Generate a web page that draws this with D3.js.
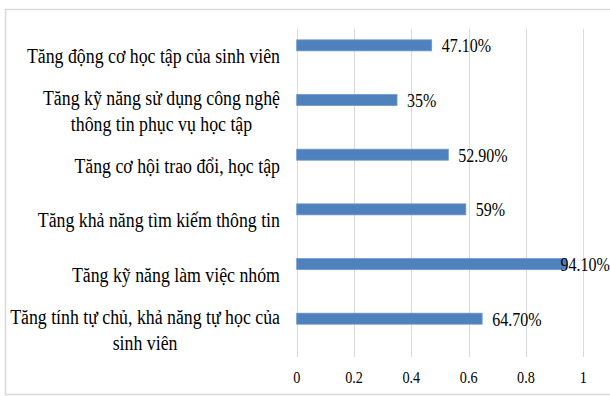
<!DOCTYPE html>
<html>
<head>
<meta charset="utf-8">
<script src="https://cdn.jsdelivr.net/npm/d3@7"></script>
<style>
  body { margin: 0; background: #fff; }
  text { font-family: "Liberation Serif", "Times New Roman", serif; fill: #000; }
</style>
</head>
<body>
<script>
// DATA
const categories = [
  'Tăng động cơ học tập của sinh viên',
  'Tăng kỹ năng sử dụng công nghệ thông tin phục vụ học tập',
  'Tăng cơ hội trao đổi, học tập',
  'Tăng khả năng tìm kiếm thông tin',
  'Tăng kỹ năng làm việc nhóm',
  'Tăng tính tự chủ, khả năng tự học của sinh viên'
]
const values = [0.471, 0.35, 0.529, 0.59, 0.941, 0.647]
const valueLabels = ['47.10%', '35%', '52.90%', '59%', '94.10%', '64.70%']
const tickValues = [0, 0.2, 0.4, 0.6, 0.8, 1]
const tickLabels = ['0', '0.2', '0.4', '0.6', '0.8', '1']
// Excel cluster slots: only the first one carries data
const seriesSlots = [0, 1, 2]

//Declare VARIABLES
const w = 610
const h = 396
const SX = 0.89   // text in the picture is squeezed horizontally
const labelWrap = 276
const labelRight = 280

const svg = d3.select('body')
  .append('svg')
  .attr('width', w)
  .attr('height', h)

// chart frame (right edge runs off the picture)
svg.append('rect')
  .attr('x', 5.5)
  .attr('y', 9.5)
  .attr('width', 640)
  .attr('height', 385)
  .attr('fill', 'none')
  .attr('stroke', '#d9d9d9')
  .attr('stroke-width', 1.5)

// Scales
const x = d3.scaleLinear().domain([0, 1]).range([296.7, 583.3])
const y = d3.scaleBand().domain(categories).range([29, 357])
const slot = d3.scaleBand().domain(seriesSlots).range([0, y.bandwidth()]).paddingOuter(0.99)

// gridlines
svg.append('g')
  .selectAll('line')
  .data(tickValues)
  .enter()
  .append('line')
  .attr('x1', d => Math.round(x(d)) + 0.5)
  .attr('x2', d => Math.round(x(d)) + 0.5)
  .attr('y1', 29)
  .attr('y2', 357)
  .attr('stroke', '#d9d9d9')
  .attr('stroke-width', 1)

// tick labels
svg.append('g')
  .selectAll('text')
  .data(tickValues)
  .enter()
  .append('text')
  .attr('transform', d => `translate(${x(d)},383) scale(${SX},1)`)
  .attr('text-anchor', 'middle')
  .style('font-size', '16px')
  .text((d, i) => tickLabels[i])

// bars
svg.append('g')
  .selectAll('rect')
  .data(values)
  .enter()
  .append('rect')
  .attr('x', x(0))
  .attr('y', (d, i) => y(categories[i]) + slot(seriesSlots[0]))
  .attr('width', d => x(d) - x(0))
  .attr('height', slot.bandwidth())
  .attr('fill', '#4f81bd')
  .attr('stroke', '#6b97cc')
  .attr('stroke-width', 0.8)

// value labels, pushed left when they would leave the chart
const valueText = svg.append('g')
  .selectAll('text')
  .data(values)
  .enter()
  .append('text')
  .style('font-size', '18px')
  .text((d, i) => valueLabels[i])

valueText.each(function (d, i) {
  const t = d3.select(this)
  const tw = this.getComputedTextLength() * SX
  const cy = y(categories[i]) + slot(seriesSlots[0]) + slot.bandwidth() / 2
  let lx = x(d) + 10
  if (lx + tw > w) lx = w - tw
  t.attr('transform', `translate(${lx},${cy + 7}) scale(${SX},1)`)
})

// category labels: wrapped, lines centred inside a right-aligned block
function wrap(text, width) {
  text.each(function (d) {
    const text = d3.select(this)
    const words = text.text().split(/\s+/).reverse()
    let word
    let line = []
    let tspan = text.text(null).append('tspan').attr('x', 0)
    while (word = words.pop()) {
      line.push(word)
      tspan.text(line.join(' '))
      if (tspan.node().getComputedTextLength() * SX > width && line.length > 1) {
        line.pop()
        tspan.text(line.join(' '))
        line = [word]
        tspan = text.append('tspan').attr('x', 0).text(word)
      }
    }
    const spans = text.selectAll('tspan')
    const n = spans.size()
    let maxW = 0
    spans.each(function () { maxW = Math.max(maxW, this.getComputedTextLength() * SX) })
    spans.attr('y', (d, i) => (i - (n - 1) / 2) * 26)
    text.attr('text-anchor', 'middle')
      .attr('transform', `translate(${labelRight - maxW / 2},${y(d) + y.bandwidth() / 2 + 7}) scale(${SX},1)`)
  })
}

svg.append('g')
  .selectAll('text')
  .data(categories)
  .enter()
  .append('text')
  .style('font-size', '20px')
  .text(d => d)
  .call(wrap, labelWrap)
</script>
</body>
</html>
☆ ☆ ☆ ☆ ☆
_Exercise prompt_
The data should be printed again unchanged; leave its pictures out.

_The completed task_
Generate a web page that draws this with D3.js.
<!DOCTYPE html>
<html>
<head>
<meta charset="utf-8">
<script src="https://cdn.jsdelivr.net/npm/d3@7"></script>
<style>
  body { margin: 0; background: #fff; }
  text { font-family: "Liberation Serif", "Times New Roman", serif; fill: #000; }
</style>
</head>
<body>
<script>
// DATA
const categories = [
  'Tăng động cơ học tập của sinh viên',
  'Tăng kỹ năng sử dụng công nghệ thông tin phục vụ học tập',
  'Tăng cơ hội trao đổi, học tập',
  'Tăng khả năng tìm kiếm thông tin',
  'Tăng kỹ năng làm việc nhóm',
  'Tăng tính tự chủ, khả năng tự học của sinh viên'
]
const values = [0.471, 0.35, 0.529, 0.59, 0.941, 0.647]
const valueLabels = ['47.10%', '35%', '52.90%', '59%', '94.10%', '64.70%']
const tickValues = [0, 0.2, 0.4, 0.6, 0.8, 1]
const tickLabels = ['0', '0.2', '0.4', '0.6', '0.8', '1']
// Excel cluster slots: only the first one carries data
const seriesSlots = [0, 1, 2]

//Declare VARIABLES
const w = 610
const h = 396
const SX = 0.89   // text in the picture is squeezed horizontally
const labelWrap = 276
const labelRight = 280

const svg = d3.select('body')
  .append('svg')
  .attr('width', w)
  .attr('height', h)

// chart frame (right edge runs off the picture)
svg.append('rect')
  .attr('x', 5.5)
  .attr('y', 9.5)
  .attr('width', 640)
  .attr('height', 385)
  .attr('fill', 'none')
  .attr('stroke', '#d9d9d9')
  .attr('stroke-width', 1.5)

// Scales
const x = d3.scaleLinear().domain([0, 1]).range([296.7, 583.3])
const y = d3.scaleBand().domain(categories).range([29, 357])
const slot = d3.scaleBand().domain(seriesSlots).range([0, y.bandwidth()]).paddingOuter(0.99)

// gridlines
svg.append('g')
  .selectAll('line')
  .data(tickValues)
  .enter()
  .append('line')
  .attr('x1', d => Math.round(x(d)) + 0.5)
  .attr('x2', d => Math.round(x(d)) + 0.5)
  .attr('y1', 29)
  .attr('y2', 357)
  .attr('stroke', '#d9d9d9')
  .attr('stroke-width', 1)

// tick labels
svg.append('g')
  .selectAll('text')
  .data(tickValues)
  .enter()
  .append('text')
  .attr('transform', d => `translate(${x(d)},383) scale(${SX},1)`)
  .attr('text-anchor', 'middle')
  .style('font-size', '16px')
  .text((d, i) => tickLabels[i])

// bars
svg.append('g')
  .selectAll('rect')
  .data(values)
  .enter()
  .append('rect')
  .attr('x', x(0))
  .attr('y', (d, i) => y(categories[i]) + slot(seriesSlots[0]))
  .attr('width', d => x(d) - x(0))
  .attr('height', slot.bandwidth())
  .attr('fill', '#4f81bd')
  .attr('stroke', '#6b97cc')
  .attr('stroke-width', 0.8)

// value labels, pushed left when they would leave the chart
const valueText = svg.append('g')
  .selectAll('text')
  .data(values)
  .enter()
  .append('text')
  .style('font-size', '18px')
  .text((d, i) => valueLabels[i])

valueText.each(function (d, i) {
  const t = d3.select(this)
  const tw = this.getComputedTextLength() * SX
  const cy = y(categories[i]) + slot(seriesSlots[0]) + slot.bandwidth() / 2
  let lx = x(d) + 10
  if (lx + tw > w) lx = w - tw
  t.attr('transform', `translate(${lx},${cy + 7}) scale(${SX},1)`)
})

// category labels: wrapped, lines centred inside a right-aligned block
function wrap(text, width) {
  text.each(function (d) {
    const text = d3.select(this)
    const words = text.text().split(/\s+/).reverse()
    let word
    let line = []
    let tspan = text.text(null).append('tspan').attr('x', 0)
    while (word = words.pop()) {
      line.push(word)
      tspan.text(line.join(' '))
      if (tspan.node().getComputedTextLength() * SX > width && line.length > 1) {
        line.pop()
        tspan.text(line.join(' '))
        line = [word]
        tspan = text.append('tspan').attr('x', 0).text(word)
      }
    }
    const spans = text.selectAll('tspan')
    const n = spans.size()
    let maxW = 0
    spans.each(function () { maxW = Math.max(maxW, this.getComputedTextLength() * SX) })
    spans.attr('y', (d, i) => (i - (n - 1) / 2) * 26)
    text.attr('text-anchor', 'middle')
      .attr('transform', `translate(${labelRight - maxW / 2},${y(d) + y.bandwidth() / 2 + 7}) scale(${SX},1)`)
  })
}

svg.append('g')
  .selectAll('text')
  .data(categories)
  .enter()
  .append('text')
  .style('font-size', '20px')
  .text(d => d)
  .call(wrap, labelWrap)
</script>
</body>
</html>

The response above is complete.